Find how many lines in the material hold the word "this", then state that number and nothing more.

**Data supplied**
********************
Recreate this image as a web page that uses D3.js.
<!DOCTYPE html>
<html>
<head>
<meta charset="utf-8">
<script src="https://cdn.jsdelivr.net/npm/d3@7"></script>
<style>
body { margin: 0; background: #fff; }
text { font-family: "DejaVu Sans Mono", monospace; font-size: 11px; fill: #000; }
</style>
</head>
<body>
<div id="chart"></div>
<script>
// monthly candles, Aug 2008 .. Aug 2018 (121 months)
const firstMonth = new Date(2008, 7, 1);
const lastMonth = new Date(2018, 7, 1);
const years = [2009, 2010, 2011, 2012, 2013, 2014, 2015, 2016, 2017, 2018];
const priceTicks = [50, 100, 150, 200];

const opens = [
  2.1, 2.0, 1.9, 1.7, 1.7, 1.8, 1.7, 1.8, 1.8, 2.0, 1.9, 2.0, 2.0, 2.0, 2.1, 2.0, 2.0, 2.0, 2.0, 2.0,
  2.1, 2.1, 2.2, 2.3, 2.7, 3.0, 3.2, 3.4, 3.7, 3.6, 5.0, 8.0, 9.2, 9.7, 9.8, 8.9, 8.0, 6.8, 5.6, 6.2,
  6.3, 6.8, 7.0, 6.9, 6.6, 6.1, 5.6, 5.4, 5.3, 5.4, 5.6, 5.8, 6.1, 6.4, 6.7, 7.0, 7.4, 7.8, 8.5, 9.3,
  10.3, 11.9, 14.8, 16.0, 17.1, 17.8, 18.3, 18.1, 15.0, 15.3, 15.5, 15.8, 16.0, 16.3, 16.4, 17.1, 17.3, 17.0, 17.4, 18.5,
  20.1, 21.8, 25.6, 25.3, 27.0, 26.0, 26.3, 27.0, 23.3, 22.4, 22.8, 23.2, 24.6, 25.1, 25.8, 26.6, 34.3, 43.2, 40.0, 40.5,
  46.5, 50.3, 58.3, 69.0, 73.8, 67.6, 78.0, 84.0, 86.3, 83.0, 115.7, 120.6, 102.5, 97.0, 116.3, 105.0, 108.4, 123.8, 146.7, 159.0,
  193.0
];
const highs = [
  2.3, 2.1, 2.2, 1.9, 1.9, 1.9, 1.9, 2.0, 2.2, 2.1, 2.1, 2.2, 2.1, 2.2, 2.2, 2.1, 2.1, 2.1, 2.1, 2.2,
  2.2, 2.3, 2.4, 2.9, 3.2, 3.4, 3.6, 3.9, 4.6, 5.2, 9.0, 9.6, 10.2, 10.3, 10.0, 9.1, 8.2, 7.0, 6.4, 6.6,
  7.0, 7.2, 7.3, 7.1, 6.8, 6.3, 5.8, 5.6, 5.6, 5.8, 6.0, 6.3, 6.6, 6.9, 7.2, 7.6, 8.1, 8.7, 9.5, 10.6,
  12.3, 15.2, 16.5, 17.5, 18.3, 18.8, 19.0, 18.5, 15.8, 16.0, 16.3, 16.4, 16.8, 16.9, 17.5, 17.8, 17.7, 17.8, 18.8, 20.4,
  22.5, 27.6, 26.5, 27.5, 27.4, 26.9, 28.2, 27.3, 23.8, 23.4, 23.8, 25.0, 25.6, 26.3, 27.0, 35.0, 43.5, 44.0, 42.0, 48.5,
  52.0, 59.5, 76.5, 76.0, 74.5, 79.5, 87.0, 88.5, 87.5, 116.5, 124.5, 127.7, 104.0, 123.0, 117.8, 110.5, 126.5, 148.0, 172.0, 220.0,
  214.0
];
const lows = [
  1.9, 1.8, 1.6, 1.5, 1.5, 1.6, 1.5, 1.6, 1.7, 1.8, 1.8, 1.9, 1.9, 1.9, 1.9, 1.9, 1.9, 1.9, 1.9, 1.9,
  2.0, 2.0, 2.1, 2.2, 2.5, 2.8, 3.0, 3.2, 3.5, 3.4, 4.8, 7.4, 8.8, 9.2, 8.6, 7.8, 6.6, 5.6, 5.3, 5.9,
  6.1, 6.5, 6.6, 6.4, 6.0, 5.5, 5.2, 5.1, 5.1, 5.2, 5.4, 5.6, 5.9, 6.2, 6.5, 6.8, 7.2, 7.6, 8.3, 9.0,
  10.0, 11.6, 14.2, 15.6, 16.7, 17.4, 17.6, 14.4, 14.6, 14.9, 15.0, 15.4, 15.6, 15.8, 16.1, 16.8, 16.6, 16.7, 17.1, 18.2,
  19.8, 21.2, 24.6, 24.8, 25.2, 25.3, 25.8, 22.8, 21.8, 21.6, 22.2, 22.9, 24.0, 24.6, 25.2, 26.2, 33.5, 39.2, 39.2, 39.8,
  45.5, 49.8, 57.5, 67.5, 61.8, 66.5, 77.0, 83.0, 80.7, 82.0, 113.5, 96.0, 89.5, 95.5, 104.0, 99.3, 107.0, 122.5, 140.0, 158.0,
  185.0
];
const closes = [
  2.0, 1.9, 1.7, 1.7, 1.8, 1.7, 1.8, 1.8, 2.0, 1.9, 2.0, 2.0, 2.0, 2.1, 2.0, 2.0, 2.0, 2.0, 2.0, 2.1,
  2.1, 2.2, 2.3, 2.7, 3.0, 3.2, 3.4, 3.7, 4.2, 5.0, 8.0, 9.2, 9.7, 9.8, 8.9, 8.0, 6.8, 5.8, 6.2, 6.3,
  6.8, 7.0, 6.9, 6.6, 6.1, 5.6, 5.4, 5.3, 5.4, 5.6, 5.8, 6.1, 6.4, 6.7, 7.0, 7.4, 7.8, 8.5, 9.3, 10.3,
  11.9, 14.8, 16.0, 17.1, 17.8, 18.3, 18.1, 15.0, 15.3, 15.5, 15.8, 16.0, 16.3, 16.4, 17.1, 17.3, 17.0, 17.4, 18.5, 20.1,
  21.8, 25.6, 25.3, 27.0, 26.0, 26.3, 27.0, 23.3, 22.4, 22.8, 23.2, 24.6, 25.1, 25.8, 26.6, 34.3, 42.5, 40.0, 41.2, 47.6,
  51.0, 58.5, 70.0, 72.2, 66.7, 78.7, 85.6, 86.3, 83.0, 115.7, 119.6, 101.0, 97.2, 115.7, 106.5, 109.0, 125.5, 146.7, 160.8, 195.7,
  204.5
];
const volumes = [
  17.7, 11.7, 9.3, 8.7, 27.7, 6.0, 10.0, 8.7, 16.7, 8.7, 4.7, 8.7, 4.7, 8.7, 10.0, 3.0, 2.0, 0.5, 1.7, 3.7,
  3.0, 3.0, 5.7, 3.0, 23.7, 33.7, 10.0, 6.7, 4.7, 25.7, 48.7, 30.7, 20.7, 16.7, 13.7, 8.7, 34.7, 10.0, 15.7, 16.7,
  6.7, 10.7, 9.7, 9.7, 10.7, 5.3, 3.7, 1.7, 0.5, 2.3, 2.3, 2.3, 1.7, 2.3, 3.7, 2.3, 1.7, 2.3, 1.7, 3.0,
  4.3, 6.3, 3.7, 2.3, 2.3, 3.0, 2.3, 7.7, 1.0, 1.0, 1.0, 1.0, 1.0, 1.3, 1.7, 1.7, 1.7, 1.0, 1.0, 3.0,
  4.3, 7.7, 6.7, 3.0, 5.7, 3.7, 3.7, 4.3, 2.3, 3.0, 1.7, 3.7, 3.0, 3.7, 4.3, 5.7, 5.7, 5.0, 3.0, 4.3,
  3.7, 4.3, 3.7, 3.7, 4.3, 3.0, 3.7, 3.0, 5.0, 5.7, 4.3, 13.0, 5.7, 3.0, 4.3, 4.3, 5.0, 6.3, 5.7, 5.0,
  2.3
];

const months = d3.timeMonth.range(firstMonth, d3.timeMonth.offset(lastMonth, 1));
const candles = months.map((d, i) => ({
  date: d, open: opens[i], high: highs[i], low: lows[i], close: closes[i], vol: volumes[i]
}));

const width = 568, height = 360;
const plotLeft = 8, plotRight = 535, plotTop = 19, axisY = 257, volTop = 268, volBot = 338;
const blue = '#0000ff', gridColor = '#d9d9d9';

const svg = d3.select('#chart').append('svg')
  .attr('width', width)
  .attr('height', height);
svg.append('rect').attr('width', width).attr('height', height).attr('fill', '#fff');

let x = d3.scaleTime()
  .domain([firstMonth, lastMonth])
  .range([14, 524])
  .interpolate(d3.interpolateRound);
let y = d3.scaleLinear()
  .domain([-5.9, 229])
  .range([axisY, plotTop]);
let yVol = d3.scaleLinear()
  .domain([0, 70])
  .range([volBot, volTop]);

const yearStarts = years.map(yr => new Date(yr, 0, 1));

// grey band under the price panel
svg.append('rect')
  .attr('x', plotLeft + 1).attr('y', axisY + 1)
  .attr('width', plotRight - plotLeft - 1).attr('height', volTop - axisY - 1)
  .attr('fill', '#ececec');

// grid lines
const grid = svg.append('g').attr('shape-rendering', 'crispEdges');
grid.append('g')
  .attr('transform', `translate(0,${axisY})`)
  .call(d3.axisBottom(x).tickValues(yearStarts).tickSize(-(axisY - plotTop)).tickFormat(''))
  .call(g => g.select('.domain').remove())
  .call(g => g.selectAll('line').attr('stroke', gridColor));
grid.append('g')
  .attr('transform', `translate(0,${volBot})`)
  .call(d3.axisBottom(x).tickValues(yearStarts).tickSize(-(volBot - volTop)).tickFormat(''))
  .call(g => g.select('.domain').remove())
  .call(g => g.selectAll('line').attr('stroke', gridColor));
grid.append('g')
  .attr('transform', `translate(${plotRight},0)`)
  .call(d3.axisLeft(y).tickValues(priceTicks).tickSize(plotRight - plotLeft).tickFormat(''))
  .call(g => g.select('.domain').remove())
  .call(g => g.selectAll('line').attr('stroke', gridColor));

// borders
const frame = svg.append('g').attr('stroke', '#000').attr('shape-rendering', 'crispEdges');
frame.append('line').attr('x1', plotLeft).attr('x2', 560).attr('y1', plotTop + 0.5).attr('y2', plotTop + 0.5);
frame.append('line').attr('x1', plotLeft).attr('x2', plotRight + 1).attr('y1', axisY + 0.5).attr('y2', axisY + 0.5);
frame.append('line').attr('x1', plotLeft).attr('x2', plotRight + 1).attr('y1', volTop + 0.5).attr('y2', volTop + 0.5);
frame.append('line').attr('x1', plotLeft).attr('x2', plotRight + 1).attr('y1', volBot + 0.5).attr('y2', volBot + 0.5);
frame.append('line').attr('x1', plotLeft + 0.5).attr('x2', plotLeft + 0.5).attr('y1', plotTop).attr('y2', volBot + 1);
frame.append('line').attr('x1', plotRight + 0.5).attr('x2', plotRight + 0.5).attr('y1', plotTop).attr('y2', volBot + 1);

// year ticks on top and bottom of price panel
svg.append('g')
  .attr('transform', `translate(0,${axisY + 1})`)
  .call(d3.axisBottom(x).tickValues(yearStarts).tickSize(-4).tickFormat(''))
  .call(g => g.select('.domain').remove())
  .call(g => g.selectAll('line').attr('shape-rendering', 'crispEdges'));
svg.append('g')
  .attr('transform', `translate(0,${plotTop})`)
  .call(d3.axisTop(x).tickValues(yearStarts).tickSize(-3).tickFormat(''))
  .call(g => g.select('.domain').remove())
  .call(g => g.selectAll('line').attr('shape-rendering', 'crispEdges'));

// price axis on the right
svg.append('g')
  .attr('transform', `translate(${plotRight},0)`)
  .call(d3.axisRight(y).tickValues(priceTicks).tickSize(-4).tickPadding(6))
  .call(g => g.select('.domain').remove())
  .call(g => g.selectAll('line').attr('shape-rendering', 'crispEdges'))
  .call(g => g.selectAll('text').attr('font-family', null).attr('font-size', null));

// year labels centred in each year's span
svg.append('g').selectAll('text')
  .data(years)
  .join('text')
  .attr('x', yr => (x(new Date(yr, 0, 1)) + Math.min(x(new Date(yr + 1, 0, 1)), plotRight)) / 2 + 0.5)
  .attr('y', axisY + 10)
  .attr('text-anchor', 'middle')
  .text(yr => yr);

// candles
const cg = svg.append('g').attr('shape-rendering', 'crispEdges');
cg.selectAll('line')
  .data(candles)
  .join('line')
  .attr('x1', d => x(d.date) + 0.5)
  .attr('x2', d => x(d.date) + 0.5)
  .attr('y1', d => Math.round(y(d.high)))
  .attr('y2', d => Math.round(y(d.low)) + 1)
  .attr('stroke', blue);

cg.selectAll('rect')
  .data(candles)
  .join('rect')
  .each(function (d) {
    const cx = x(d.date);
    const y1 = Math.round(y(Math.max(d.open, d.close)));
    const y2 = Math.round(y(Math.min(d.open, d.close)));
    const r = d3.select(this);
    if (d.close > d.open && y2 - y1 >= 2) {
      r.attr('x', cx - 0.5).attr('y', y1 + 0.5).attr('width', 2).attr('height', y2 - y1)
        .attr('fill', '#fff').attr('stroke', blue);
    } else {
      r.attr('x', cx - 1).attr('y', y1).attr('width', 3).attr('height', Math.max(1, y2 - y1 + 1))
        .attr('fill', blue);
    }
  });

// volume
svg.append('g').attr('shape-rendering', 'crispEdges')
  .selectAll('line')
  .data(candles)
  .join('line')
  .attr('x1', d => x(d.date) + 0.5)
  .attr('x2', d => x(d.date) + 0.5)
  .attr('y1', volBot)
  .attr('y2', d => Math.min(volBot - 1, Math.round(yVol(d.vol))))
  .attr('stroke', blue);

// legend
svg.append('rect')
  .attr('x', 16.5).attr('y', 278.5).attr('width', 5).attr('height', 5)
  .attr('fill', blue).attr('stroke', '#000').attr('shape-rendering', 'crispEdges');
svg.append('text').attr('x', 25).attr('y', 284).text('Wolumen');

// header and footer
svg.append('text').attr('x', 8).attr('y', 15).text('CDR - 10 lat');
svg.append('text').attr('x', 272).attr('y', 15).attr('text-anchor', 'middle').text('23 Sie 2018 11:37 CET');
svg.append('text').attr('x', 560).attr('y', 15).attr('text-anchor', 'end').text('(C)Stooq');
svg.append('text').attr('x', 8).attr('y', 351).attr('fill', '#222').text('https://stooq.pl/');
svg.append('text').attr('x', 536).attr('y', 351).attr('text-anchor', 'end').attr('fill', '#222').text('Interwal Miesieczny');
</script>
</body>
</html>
********************
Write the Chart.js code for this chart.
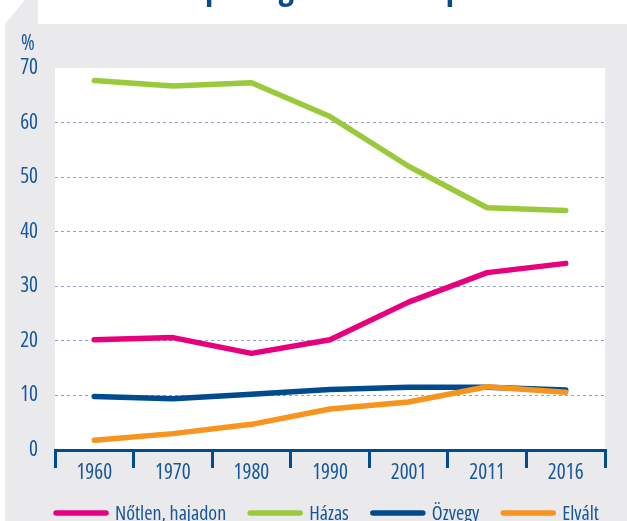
********************
**Correct result**
3